Alistair Murphy, Agfarm Account Manager CNSW

Another week of hot and dry weather seems to have spurned on further questions regarding the current season’s sorghum crop potential. There is a wide variance in industry speculation on how big the crop will be, and with good reason, as rainfall over the next three weeks will significantly influence yields going forward. In the last two weeks we have seen sorghum values rise sharply in response to the dry heat, and with the spread to wheat and barley stocks narrowing, feeders will be less inclined to opportunistically switch to using the summer crop in their rations.

Coarse grains have firmed slightly this week both in the track and delivered markets, though it is noted barley and sorghum have seen bigger moves than wheat over the last four weeks. It’s no secret barley is in tight supply this year and it continues to be priced at a premium to wheat in certain instances. The East Coast feed wheat balance on the other hand is not as tight, with higher levels of production in Victoria and old crop carry-out helping the cause on this front.

The higher percentage of protein wheat produced this season adds an interesting dynamic to the market, as there are fewer cheaper feed wheat grains around, especially in traditional Darling Downs draw zones.
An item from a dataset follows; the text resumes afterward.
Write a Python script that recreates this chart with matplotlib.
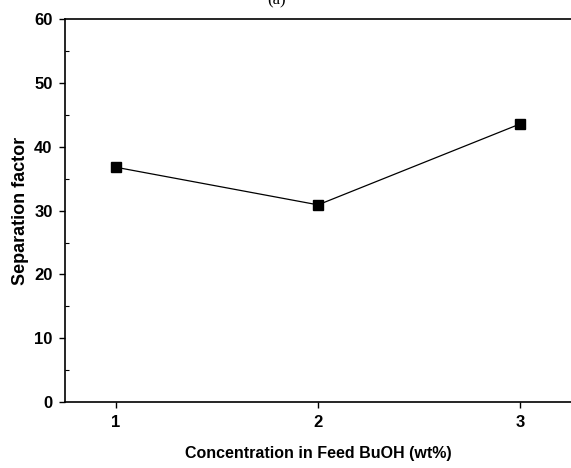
import matplotlib.pyplot as plt
from matplotlib.ticker import MultipleLocator

# separation factor vs BuOH feed concentration
conc = [1, 2, 3]
sep_factor = [36.8, 30.9, 43.6]
xticks = [1, 2, 3]
yticks = [0, 10, 20, 30, 40, 50, 60]

plt.rcParams['font.family'] = ['Liberation Sans', 'DejaVu Sans']

fig = plt.figure(figsize=(5.71, 4.68), dpi=100)
ax = fig.add_axes([0.114, 0.141, 0.886, 0.818])

ax.plot(conc, sep_factor, color='black', lw=0.9, marker='s',
        markersize=7, markerfacecolor='black', markeredgecolor='black')

ax.set_xlim(0.75, 3.25)
ax.set_ylim(0, 60)
ax.set_xticks(xticks)
ax.set_yticks(yticks)
ax.yaxis.set_minor_locator(MultipleLocator(5))
ax.tick_params(axis='both', which='major', direction='out', length=4,
               width=1, labelsize=12)
ax.tick_params(axis='x', which='major', pad=5)
ax.tick_params(axis='y', which='major', pad=5)
ax.tick_params(axis='y', which='minor', direction='in', length=3, width=0.8)
for lab in ax.get_xticklabels() + ax.get_yticklabels():
    lab.set_fontweight('bold')

ax.spines['right'].set_visible(False)
for s in ['left', 'bottom', 'top']:
    ax.spines[s].set_linewidth(1.2)

ax.set_xlabel('Concentration in Feed BuOH (wt%)', fontsize=11.5,
              fontweight='bold', labelpad=12)
ax.set_ylabel('Separation factor', fontsize=13, fontweight='bold', labelpad=4)

fig.text(0.485, 1.0, '(a)', family='Liberation Serif', fontsize=12,
         ha='center', va='center')

fig.savefig('out.png', dpi=100)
APH2 is already pricing at the same values as feed wheat in Southern Queensland and some parts of Northern NSW. We expect this trend to continue as supplies start to dwindle, adjusting accordingly to the movements of freight spreads from other areas of the East Coast in the coming months.

Chick pea values continued to firm this week, though they did fall away somewhat in the lead up to Australia day. It was reported some additional business was done into Pakistan, which created the recent increase in prices. Values started the year around the mid-$500/MT level delivered Central NSW packer, and peaked around the mid-$600/MT levels mid-week, before settling in the low $600/MT range. The longevity of this recent rally, and where values go to from here, will ultimately be determined by how the Indian crop performs. We should start getting some feedback in the next month or so on what the case is, as subcontinent pulses are harvested traditionally during February and March.